А. Обсуждая проблему апофатического богословия, Палама, как и Варлаам, допускает, что оно не является достоянием только лишь христианства.
В самом деле, — пишет Палама, — кто из имеющих ум <...> не задумается о Том, Кто прекрасно водрузил каждую вещь в ней самой и чудно согласовал все вещи одну с другой, и не познает Бога из Его образа и произведения? Кто, познав таким путем Бога, сочтет Его чем–то из созданного или уподобляемого? Значит, здесь будет и отрицательное богопознание (την έξ άποφάσεως θεογνωσίαν εξει)[957].
Познавать Бога по аналогии, обнаружить запредельность Премудрости через гармонию мира — все это доступно мудрецам века сего <...>. Сегодня мы видим, что и все варвары признают единого Бога, творца вселенной: отрицательное богословие неизбежно вытекает из такого признания[958].
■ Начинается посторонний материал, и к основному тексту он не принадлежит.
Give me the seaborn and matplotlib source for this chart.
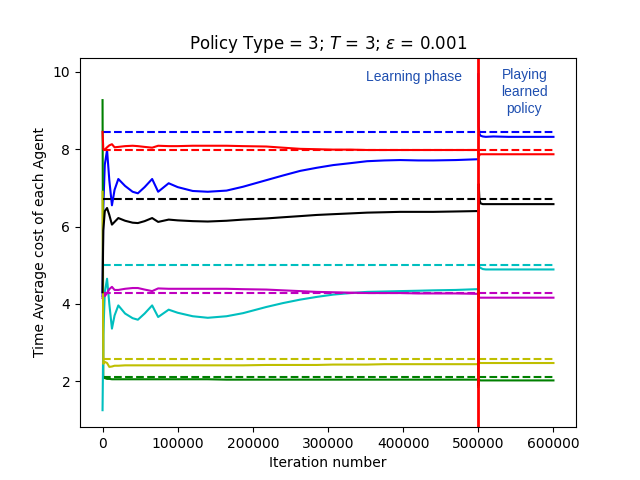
import matplotlib
matplotlib.use("Agg")
import matplotlib.pyplot as plt
import seaborn as sns
import numpy as np

# ---------------- data ----------------
learn_x = [0, 1000, 3000, 6000, 9000, 12500, 16000, 21000, 30000, 40000, 47000,
           56000, 66000, 74000, 88000, 100000, 120000, 140000, 165000, 187000,
           218000, 240000, 263000, 285000, 307000, 330000, 352000, 375000,
           396000, 420000, 440000, 470000, 498000]

learn_blue = [4.2, 6.5, 7.6, 7.98, 7.2, 6.55, 6.95, 7.23, 7.05, 6.9, 6.86,
              7.02, 7.23, 6.9, 7.12, 7.02, 6.92, 6.9, 6.93, 7.03,
              7.2, 7.32, 7.44, 7.52, 7.59, 7.64, 7.69, 7.71,
              7.72, 7.71, 7.71, 7.72, 7.74]
learn_green = [9.27, 2.1, 2.08, 2.06, 2.06, 2.05, 2.05, 2.05, 2.05, 2.05, 2.05,
               2.05, 2.05, 2.05, 2.05, 2.05, 2.05, 2.05, 2.04, 2.04,
               2.04, 2.04, 2.04, 2.04, 2.04, 2.04, 2.04, 2.04,
               2.04, 2.04, 2.04, 2.04, 2.04]
learn_red = [8.45, 8.0, 7.99, 8.05, 8.1, 8.13, 8.05, 8.06, 8.08, 8.09, 8.08,
             8.06, 8.04, 8.09, 8.08, 8.08, 8.09, 8.09, 8.09, 8.08,
             8.07, 8.04, 8.01, 8.0, 7.99, 7.99, 7.98, 7.98,
             7.98, 7.98, 7.98, 7.98, 7.98]
learn_cyan = [1.25, 3.2, 4.3, 4.65, 4.0, 3.36, 3.7, 3.96, 3.75, 3.63, 3.59,
              3.75, 3.96, 3.66, 3.85, 3.77, 3.68, 3.64, 3.68, 3.76,
              3.92, 4.02, 4.11, 4.18, 4.24, 4.28, 4.31, 4.32,
              4.33, 4.34, 4.35, 4.36, 4.38]
learn_magenta = [4.15, 4.25, 4.2, 4.28, 4.38, 4.44, 4.36, 4.36, 4.39, 4.41, 4.41,
                 4.37, 4.33, 4.4, 4.39, 4.39, 4.39, 4.39, 4.39, 4.38,
                 4.37, 4.35, 4.33, 4.31, 4.3, 4.29, 4.28, 4.28,
                 4.28, 4.27, 4.27, 4.27, 4.26]
learn_yellow = [6.9, 2.45, 2.5, 2.47, 2.37, 2.38, 2.4, 2.4, 2.41, 2.41, 2.41,
                2.41, 2.41, 2.41, 2.41, 2.41, 2.41, 2.41, 2.41, 2.41,
                2.42, 2.42, 2.42, 2.42, 2.43, 2.43, 2.43, 2.44,
                2.44, 2.44, 2.44, 2.44, 2.44]
learn_black = [4.3, 5.9, 6.4, 6.48, 6.3, 6.05, 6.12, 6.22, 6.15, 6.1, 6.09,
               6.14, 6.22, 6.12, 6.18, 6.16, 6.14, 6.13, 6.15, 6.18,
               6.21, 6.24, 6.27, 6.3, 6.32, 6.34, 6.36, 6.37,
               6.38, 6.38, 6.38, 6.39, 6.4]

play_x = [500000, 500500, 501500, 503000, 506000, 510000, 520000, 540000,
          560000, 580000, 600000]
play_blue = [9.94, 8.6, 8.4, 8.35, 8.33, 8.32, 8.33, 8.32, 8.32, 8.32, 8.32]
play_green = [1.85, 2.05, 2.03, 2.02, 2.02, 2.02, 2.02, 2.02, 2.02, 2.02, 2.02]
play_red = [7.95, 7.8, 7.85, 7.87, 7.87, 7.87, 7.87, 7.87, 7.87, 7.87, 7.87]
play_cyan = [7.0, 5.0, 4.95, 4.93, 4.9, 4.89, 4.89, 4.89, 4.89, 4.89, 4.89]
play_magenta = [4.3, 4.18, 4.16, 4.16, 4.16, 4.16, 4.16, 4.16, 4.16, 4.16, 4.16]
play_yellow = [3.7, 2.5, 2.48, 2.47, 2.47, 2.47, 2.47, 2.47, 2.47, 2.47, 2.47]
play_black = [1.9, 7.1, 6.7, 6.6, 6.58, 6.58, 6.58, 6.58, 6.58, 6.58, 6.58]

ref_x = [0, 600000]
ref_blue = 8.44
ref_green = 2.11
ref_red = 7.98
ref_cyan = 5.0
ref_magenta = 4.27
ref_yellow = 2.58
ref_black = 6.70

switch_iter = 500000
title_text = r"Policy Type = 3; $T$ = 3; $\epsilon$ = 0.001"

# ---------------- plot ----------------
fig, ax = plt.subplots(figsize=(6.4, 4.8), dpi=100)

series = [
    ("b", learn_blue, play_blue, ref_blue),
    ("g", learn_green, play_green, ref_green),
    ("r", learn_red, play_red, ref_red),
    ("c", learn_cyan, play_cyan, ref_cyan),
    ("m", learn_magenta, play_magenta, ref_magenta),
    ("y", learn_yellow, play_yellow, ref_yellow),
    ("k", learn_black, play_black, ref_black),
]

for col, lv, pv, rv in series:
    sns.lineplot(x=learn_x, y=lv, color=col, ax=ax, linewidth=1.5,
                 estimator=None, sort=False)
    sns.lineplot(x=play_x, y=pv, color=col, ax=ax, linewidth=1.5,
                 estimator=None, sort=False)
    sns.lineplot(x=ref_x, y=[rv, rv], color=col, ax=ax, linewidth=1.5,
                 linestyle="--", estimator=None, sort=False)

ax.axvline(switch_iter, color="r", linewidth=2)

ax.set_xlim(-30000, 630000)
ax.set_ylim(0.81, 10.37)

ax.text(414700, 9.87, "Learning phase", ha="center", va="center",
        color="#1f4fb0", fontsize=10, family="Liberation Sans")
ax.text(561300, 9.48, "Playing\nlearned\npolicy", ha="center", va="center",
        color="#1f4fb0", fontsize=10, family="Liberation Sans",
        linespacing=1.3)

ax.set_title(title_text, fontsize=12)
ax.set_xlabel("Iteration number")
ax.set_ylabel("Time Average cost of each Agent")

fig.savefig("out.png", dpi=100)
Отрицательное богословие, оставаясь словом, выше себя имеет созерцание, которое весомее слов, и за пределы ума выходят созерцатели того, что выше слова, — не словом выходят, но делом, истиной и благодатью Бога и всемогущего Духа, дарующего нам лицезреть то, чего око не видело и не слышало ухо (ср.: 1 Кор. 2:9)[959].